Charts and diagrams as code:

___

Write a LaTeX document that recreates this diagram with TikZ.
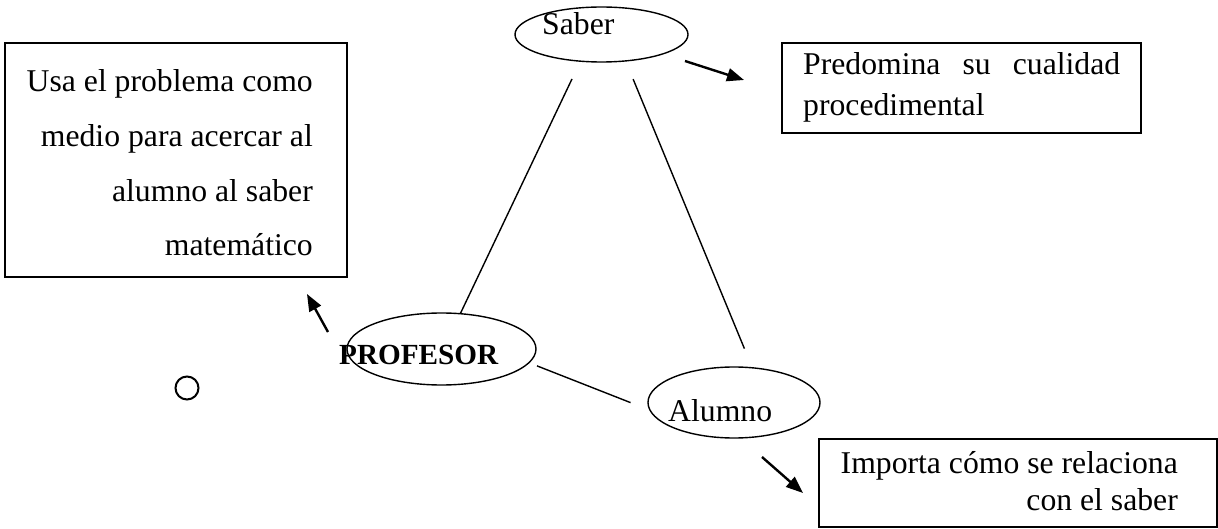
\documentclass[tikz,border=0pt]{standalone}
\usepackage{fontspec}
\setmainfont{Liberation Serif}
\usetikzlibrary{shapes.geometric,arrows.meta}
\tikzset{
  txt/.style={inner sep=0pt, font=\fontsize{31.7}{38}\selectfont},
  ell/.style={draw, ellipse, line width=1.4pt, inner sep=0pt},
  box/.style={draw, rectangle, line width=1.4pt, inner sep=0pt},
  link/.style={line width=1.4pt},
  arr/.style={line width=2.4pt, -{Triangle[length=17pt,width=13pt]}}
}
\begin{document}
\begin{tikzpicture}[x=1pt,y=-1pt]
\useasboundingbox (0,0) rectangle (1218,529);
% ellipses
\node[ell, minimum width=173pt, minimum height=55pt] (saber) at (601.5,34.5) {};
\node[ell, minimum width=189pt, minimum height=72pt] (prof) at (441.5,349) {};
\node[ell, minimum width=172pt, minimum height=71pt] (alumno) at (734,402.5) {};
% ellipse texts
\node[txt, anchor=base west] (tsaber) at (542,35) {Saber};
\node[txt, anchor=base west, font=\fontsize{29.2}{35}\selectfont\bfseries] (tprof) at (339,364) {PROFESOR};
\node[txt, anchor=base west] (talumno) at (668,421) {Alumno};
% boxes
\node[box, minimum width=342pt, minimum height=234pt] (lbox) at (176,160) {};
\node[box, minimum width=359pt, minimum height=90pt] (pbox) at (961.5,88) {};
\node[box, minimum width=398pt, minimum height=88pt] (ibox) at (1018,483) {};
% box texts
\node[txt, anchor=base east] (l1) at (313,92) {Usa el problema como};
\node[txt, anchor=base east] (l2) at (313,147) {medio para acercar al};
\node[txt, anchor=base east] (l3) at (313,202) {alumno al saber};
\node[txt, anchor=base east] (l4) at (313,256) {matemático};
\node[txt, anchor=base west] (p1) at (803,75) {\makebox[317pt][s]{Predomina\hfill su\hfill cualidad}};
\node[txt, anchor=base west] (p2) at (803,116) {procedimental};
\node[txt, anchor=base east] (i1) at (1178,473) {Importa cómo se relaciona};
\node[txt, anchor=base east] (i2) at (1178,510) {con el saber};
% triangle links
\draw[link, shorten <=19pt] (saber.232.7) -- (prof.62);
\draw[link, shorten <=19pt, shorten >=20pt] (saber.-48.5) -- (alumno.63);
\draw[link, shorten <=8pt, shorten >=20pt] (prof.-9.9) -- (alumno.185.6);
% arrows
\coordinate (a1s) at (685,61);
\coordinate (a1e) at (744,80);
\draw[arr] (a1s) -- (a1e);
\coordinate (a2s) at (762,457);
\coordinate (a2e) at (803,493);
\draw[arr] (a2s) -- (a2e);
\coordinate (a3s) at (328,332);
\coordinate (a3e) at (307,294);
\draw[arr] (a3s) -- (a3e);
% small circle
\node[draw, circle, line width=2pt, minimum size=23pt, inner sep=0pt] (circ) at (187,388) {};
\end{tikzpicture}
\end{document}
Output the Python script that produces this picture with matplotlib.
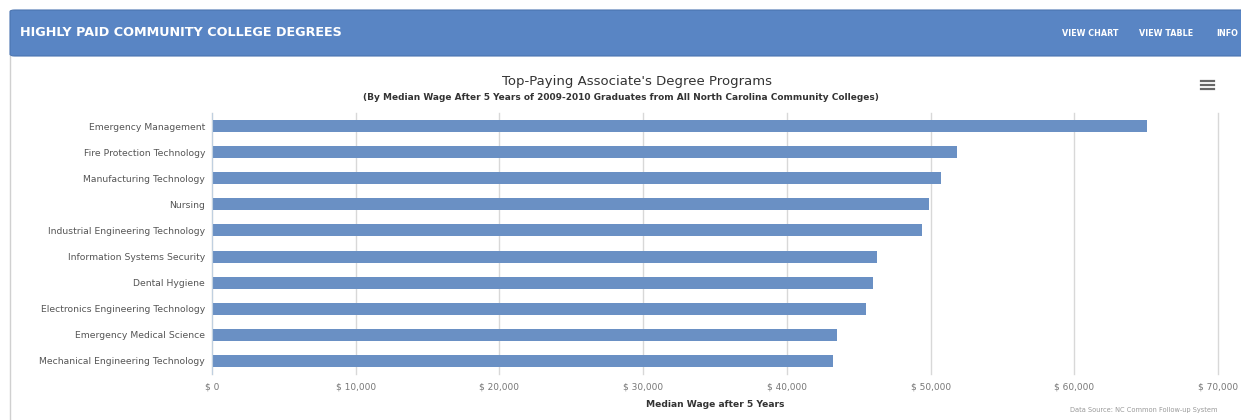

___

WORK REQUIRED:
From the records given above, reproduce all text exactly and exclude each picture.

PROBLEM SOLUTION:
Write a LaTeX document that recreates this diagram with TikZ.
\documentclass[tikz,border=0pt]{standalone}
\usepackage{fontspec}
\setmainfont{Liberation Serif}
\usetikzlibrary{shapes.geometric,arrows.meta}
\tikzset{
  txt/.style={inner sep=0pt, font=\fontsize{31.7}{38}\selectfont},
  ell/.style={draw, ellipse, line width=1.4pt, inner sep=0pt},
  box/.style={draw, rectangle, line width=1.4pt, inner sep=0pt},
  link/.style={line width=1.4pt},
  arr/.style={line width=2.4pt, -{Triangle[length=17pt,width=13pt]}}
}
\begin{document}
\begin{tikzpicture}[x=1pt,y=-1pt]
\useasboundingbox (0,0) rectangle (1218,529);
% ellipses
\node[ell, minimum width=173pt, minimum height=55pt] (saber) at (601.5,34.5) {};
\node[ell, minimum width=189pt, minimum height=72pt] (prof) at (441.5,349) {};
\node[ell, minimum width=172pt, minimum height=71pt] (alumno) at (734,402.5) {};
% ellipse texts
\node[txt, anchor=base west] (tsaber) at (542,35) {Saber};
\node[txt, anchor=base west, font=\fontsize{29.2}{35}\selectfont\bfseries] (tprof) at (339,364) {PROFESOR};
\node[txt, anchor=base west] (talumno) at (668,421) {Alumno};
% boxes
\node[box, minimum width=342pt, minimum height=234pt] (lbox) at (176,160) {};
\node[box, minimum width=359pt, minimum height=90pt] (pbox) at (961.5,88) {};
\node[box, minimum width=398pt, minimum height=88pt] (ibox) at (1018,483) {};
% box texts
\node[txt, anchor=base east] (l1) at (313,92) {Usa el problema como};
\node[txt, anchor=base east] (l2) at (313,147) {medio para acercar al};
\node[txt, anchor=base east] (l3) at (313,202) {alumno al saber};
\node[txt, anchor=base east] (l4) at (313,256) {matemático};
\node[txt, anchor=base west] (p1) at (803,75) {\makebox[317pt][s]{Predomina\hfill su\hfill cualidad}};
\node[txt, anchor=base west] (p2) at (803,116) {procedimental};
\node[txt, anchor=base east] (i1) at (1178,473) {Importa cómo se relaciona};
\node[txt, anchor=base east] (i2) at (1178,510) {con el saber};
% triangle links
\draw[link, shorten <=19pt] (saber.232.7) -- (prof.62);
\draw[link, shorten <=19pt, shorten >=20pt] (saber.-48.5) -- (alumno.63);
\draw[link, shorten <=8pt, shorten >=20pt] (prof.-9.9) -- (alumno.185.6);
% arrows
\coordinate (a1s) at (685,61);
\coordinate (a1e) at (744,80);
\draw[arr] (a1s) -- (a1e);
\coordinate (a2s) at (762,457);
\coordinate (a2e) at (803,493);
\draw[arr] (a2s) -- (a2e);
\coordinate (a3s) at (328,332);
\coordinate (a3e) at (307,294);
\draw[arr] (a3s) -- (a3e);
% small circle
\node[draw, circle, line width=2pt, minimum size=23pt, inner sep=0pt] (circ) at (187,388) {};
\end{tikzpicture}
\end{document}
Output the Python script that produces this picture with matplotlib.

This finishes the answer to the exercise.